Data listing
++++++++++

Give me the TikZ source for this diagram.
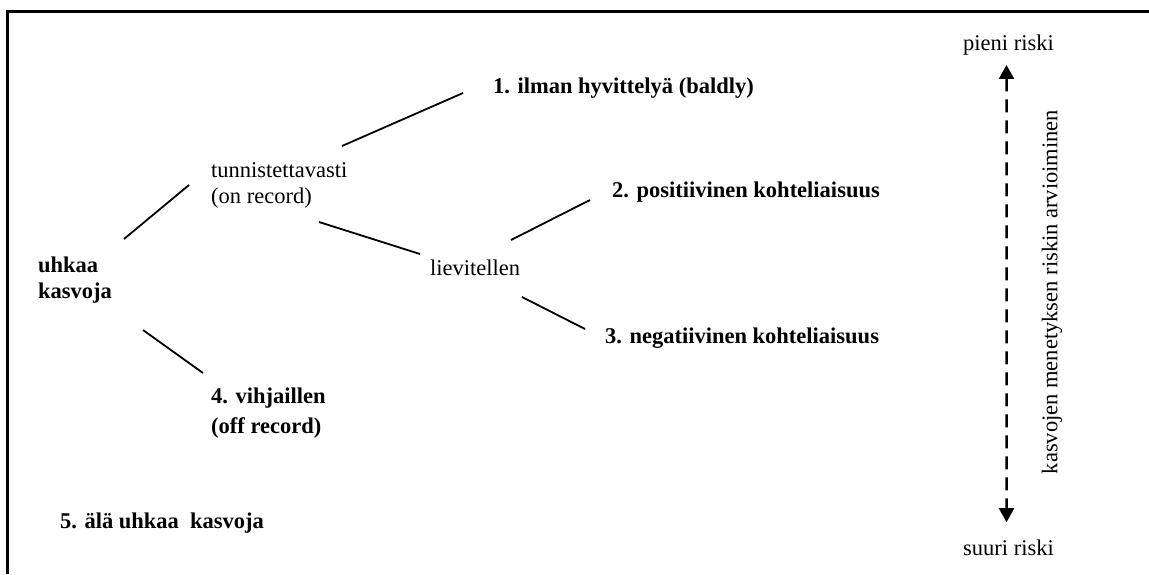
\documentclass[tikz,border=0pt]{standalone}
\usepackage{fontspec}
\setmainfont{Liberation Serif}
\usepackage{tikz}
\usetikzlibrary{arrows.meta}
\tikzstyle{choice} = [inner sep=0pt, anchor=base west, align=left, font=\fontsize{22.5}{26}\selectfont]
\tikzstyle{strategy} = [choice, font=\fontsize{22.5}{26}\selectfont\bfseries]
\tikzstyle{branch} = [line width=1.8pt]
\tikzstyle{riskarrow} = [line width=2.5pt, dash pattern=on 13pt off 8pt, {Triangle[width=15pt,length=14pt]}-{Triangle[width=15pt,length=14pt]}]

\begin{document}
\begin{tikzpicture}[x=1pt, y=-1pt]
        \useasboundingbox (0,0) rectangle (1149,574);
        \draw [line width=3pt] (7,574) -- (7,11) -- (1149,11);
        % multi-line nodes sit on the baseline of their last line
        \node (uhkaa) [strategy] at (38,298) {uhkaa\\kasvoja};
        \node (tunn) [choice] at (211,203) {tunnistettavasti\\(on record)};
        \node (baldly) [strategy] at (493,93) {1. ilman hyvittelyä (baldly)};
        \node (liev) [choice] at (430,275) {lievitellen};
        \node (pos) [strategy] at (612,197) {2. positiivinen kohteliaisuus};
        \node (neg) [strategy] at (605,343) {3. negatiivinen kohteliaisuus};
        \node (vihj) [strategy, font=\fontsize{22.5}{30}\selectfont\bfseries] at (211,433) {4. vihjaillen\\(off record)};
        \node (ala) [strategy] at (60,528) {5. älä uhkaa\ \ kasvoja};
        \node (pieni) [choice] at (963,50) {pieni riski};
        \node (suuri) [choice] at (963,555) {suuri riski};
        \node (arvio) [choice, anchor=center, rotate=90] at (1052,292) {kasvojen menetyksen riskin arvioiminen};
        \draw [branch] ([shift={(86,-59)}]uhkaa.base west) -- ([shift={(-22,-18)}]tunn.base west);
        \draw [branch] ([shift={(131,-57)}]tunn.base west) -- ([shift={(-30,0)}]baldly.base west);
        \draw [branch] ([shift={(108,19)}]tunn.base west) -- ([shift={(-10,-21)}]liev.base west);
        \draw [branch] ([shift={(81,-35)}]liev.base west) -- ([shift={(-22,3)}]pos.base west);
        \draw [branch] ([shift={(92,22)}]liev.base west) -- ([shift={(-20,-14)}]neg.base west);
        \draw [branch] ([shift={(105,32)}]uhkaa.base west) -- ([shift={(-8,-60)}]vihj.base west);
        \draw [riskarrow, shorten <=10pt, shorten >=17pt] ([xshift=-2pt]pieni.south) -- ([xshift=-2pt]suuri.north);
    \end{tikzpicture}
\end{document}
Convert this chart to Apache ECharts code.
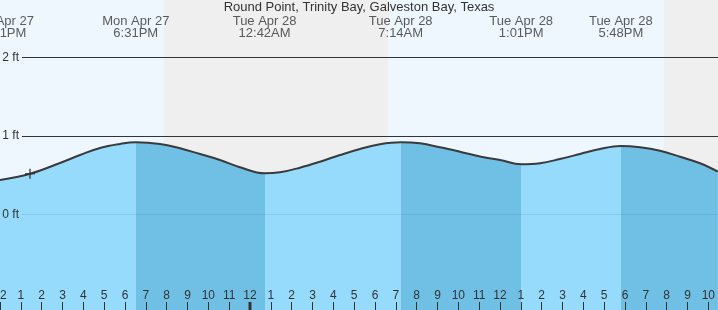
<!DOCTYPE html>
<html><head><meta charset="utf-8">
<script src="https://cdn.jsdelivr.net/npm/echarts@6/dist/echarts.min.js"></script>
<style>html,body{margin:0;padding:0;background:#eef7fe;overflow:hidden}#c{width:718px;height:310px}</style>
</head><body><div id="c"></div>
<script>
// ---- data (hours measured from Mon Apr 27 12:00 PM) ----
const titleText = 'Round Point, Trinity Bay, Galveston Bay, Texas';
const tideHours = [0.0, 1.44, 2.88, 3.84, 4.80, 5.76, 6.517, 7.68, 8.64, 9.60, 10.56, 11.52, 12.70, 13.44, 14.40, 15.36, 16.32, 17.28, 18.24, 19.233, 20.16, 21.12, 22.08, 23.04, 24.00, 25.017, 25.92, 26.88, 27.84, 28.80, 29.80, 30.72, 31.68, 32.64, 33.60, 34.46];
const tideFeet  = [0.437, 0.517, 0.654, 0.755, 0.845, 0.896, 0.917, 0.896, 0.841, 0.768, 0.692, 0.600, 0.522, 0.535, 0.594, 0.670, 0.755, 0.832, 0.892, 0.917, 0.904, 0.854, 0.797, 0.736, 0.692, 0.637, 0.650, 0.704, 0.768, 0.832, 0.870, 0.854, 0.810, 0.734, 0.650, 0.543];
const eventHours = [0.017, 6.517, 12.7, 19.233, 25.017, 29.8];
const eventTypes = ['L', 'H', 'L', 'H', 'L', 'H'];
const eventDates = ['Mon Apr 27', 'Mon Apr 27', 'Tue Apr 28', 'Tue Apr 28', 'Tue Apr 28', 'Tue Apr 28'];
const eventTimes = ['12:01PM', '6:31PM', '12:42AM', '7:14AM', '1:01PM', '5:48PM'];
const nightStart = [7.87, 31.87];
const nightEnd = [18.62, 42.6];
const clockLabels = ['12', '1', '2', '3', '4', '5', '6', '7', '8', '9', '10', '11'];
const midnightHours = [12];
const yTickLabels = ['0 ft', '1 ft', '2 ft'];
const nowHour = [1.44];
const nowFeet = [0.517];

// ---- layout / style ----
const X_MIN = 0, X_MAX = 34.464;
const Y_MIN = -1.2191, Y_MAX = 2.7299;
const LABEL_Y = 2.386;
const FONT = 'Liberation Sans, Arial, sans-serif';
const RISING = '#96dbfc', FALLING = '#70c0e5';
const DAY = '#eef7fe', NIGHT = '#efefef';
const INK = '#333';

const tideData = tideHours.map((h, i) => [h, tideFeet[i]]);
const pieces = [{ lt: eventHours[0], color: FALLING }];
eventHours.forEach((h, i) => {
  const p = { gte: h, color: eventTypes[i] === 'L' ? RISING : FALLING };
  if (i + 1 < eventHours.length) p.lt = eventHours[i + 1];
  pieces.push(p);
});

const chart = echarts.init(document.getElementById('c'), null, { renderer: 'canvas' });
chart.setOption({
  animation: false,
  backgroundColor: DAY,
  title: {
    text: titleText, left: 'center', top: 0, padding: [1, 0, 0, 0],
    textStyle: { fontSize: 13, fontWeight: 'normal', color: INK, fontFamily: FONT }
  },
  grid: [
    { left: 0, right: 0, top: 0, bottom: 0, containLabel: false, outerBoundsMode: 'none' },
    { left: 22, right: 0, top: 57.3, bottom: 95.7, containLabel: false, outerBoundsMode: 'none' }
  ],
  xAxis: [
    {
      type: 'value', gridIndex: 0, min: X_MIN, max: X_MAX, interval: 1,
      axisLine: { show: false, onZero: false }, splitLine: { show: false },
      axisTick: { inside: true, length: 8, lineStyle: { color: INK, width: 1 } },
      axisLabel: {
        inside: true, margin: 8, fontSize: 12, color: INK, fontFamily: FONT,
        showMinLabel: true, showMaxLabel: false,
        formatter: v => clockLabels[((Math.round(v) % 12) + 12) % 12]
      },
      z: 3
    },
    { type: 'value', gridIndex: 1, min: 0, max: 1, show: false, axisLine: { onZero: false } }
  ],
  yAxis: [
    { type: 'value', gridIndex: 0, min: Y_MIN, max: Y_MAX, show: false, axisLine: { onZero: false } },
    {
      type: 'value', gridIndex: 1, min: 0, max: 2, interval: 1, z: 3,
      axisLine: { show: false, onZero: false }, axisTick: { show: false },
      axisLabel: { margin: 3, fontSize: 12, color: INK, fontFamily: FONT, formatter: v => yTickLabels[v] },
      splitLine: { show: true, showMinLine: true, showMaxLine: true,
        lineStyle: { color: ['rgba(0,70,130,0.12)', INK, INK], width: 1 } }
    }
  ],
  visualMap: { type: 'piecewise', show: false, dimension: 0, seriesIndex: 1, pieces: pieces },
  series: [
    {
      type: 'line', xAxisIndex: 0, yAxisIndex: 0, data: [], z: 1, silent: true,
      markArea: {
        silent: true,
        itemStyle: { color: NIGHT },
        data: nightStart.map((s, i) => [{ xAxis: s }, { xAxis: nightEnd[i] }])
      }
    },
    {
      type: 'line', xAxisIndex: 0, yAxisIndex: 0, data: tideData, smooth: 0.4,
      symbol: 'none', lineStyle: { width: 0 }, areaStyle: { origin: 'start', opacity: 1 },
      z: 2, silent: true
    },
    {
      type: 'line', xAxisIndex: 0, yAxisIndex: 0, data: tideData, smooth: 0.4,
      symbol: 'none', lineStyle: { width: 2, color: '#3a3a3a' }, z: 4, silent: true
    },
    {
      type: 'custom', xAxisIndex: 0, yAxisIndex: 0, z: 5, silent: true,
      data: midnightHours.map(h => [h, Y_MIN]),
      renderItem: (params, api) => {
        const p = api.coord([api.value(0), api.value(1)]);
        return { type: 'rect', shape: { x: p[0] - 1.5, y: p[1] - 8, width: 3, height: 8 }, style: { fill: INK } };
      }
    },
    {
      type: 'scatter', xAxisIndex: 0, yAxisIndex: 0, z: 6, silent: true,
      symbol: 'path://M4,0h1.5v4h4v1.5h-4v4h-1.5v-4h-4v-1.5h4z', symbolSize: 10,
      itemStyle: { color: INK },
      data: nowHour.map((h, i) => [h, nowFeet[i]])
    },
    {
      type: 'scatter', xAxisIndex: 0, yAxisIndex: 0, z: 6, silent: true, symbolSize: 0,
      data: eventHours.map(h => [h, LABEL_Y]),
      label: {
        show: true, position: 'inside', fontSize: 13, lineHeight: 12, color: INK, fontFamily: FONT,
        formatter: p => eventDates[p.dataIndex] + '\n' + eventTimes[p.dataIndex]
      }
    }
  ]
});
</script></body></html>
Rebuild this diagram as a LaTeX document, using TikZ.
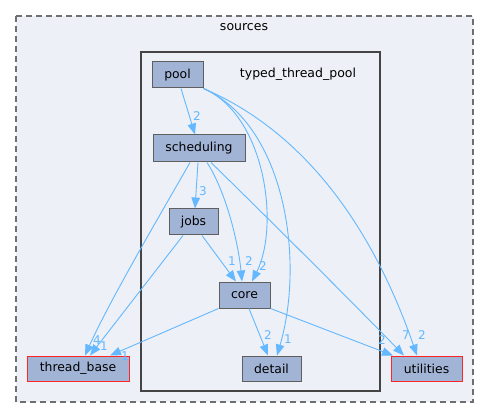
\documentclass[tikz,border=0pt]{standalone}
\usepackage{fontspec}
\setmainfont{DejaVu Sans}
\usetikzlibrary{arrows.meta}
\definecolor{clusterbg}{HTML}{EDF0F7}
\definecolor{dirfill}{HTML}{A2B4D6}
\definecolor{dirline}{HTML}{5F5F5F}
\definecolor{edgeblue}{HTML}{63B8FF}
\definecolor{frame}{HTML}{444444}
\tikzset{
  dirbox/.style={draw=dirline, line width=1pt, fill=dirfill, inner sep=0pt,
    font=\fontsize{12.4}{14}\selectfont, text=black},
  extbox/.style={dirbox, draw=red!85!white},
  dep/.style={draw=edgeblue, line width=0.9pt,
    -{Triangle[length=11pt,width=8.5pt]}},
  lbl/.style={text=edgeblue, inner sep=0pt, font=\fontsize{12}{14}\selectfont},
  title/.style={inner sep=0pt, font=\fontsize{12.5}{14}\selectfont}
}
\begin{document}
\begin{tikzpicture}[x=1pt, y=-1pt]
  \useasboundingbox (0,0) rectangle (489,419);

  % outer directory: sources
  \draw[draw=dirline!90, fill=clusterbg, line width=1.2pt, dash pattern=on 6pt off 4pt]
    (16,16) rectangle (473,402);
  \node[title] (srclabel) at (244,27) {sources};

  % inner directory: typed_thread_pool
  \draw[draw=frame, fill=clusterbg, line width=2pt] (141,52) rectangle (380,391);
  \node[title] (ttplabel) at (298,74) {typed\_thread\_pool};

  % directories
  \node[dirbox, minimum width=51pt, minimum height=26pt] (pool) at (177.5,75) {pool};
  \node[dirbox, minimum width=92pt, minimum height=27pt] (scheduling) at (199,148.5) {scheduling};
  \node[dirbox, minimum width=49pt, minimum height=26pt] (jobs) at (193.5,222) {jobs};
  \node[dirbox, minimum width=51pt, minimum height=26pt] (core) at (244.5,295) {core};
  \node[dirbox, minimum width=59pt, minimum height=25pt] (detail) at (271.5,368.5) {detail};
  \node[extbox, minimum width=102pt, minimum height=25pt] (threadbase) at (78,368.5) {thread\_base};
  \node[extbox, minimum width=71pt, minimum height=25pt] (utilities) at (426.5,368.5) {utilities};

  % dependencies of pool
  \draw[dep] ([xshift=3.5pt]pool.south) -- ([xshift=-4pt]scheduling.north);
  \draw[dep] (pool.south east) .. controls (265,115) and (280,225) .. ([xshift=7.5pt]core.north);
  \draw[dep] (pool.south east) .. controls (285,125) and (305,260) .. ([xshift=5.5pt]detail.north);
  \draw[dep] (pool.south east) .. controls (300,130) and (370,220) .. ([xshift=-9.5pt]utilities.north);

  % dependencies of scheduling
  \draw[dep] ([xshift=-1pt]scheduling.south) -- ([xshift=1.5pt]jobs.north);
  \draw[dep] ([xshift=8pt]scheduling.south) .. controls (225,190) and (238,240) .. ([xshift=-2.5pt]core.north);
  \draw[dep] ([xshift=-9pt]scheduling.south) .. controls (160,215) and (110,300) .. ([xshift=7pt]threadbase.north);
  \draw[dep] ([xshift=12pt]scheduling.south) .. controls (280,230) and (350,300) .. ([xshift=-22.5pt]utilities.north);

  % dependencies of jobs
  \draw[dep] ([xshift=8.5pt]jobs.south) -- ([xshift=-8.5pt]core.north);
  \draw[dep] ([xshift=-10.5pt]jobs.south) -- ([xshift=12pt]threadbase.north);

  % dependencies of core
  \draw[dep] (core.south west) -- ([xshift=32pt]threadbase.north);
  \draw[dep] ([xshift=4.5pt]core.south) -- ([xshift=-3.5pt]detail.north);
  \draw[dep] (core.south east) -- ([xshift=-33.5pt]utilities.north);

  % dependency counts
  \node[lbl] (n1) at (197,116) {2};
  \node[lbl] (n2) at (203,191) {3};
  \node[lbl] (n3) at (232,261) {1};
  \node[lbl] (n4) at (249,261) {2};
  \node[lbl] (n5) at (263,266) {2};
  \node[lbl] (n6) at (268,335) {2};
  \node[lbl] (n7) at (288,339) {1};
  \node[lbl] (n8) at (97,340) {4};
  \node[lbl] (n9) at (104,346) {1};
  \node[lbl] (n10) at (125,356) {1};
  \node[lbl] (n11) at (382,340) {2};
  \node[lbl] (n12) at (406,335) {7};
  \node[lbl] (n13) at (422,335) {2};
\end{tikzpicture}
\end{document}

++++++++++

*PROBLEM*. Only the lines from the start of the records to the line with "[line width=2.5pt, dash" belong in the copy. Print them exactly, minus pictures.

*ANSWER FOR THE TASK*.
Give me the TikZ source for this diagram.
\documentclass[tikz,border=0pt]{standalone}
\usepackage{fontspec}
\setmainfont{Liberation Serif}
\usepackage{tikz}
\usetikzlibrary{arrows.meta}
\tikzstyle{choice} = [inner sep=0pt, anchor=base west, align=left, font=\fontsize{22.5}{26}\selectfont]
\tikzstyle{strategy} = [choice, font=\fontsize{22.5}{26}\selectfont\bfseries]
\tikzstyle{branch} = [line width=1.8pt]
\tikzstyle{riskarrow} = [line width=2.5pt, dash pattern=on 13pt off 8pt, {Triangle[width=15pt,length=14pt]}-{Triangle[width=15pt,length=14pt]}]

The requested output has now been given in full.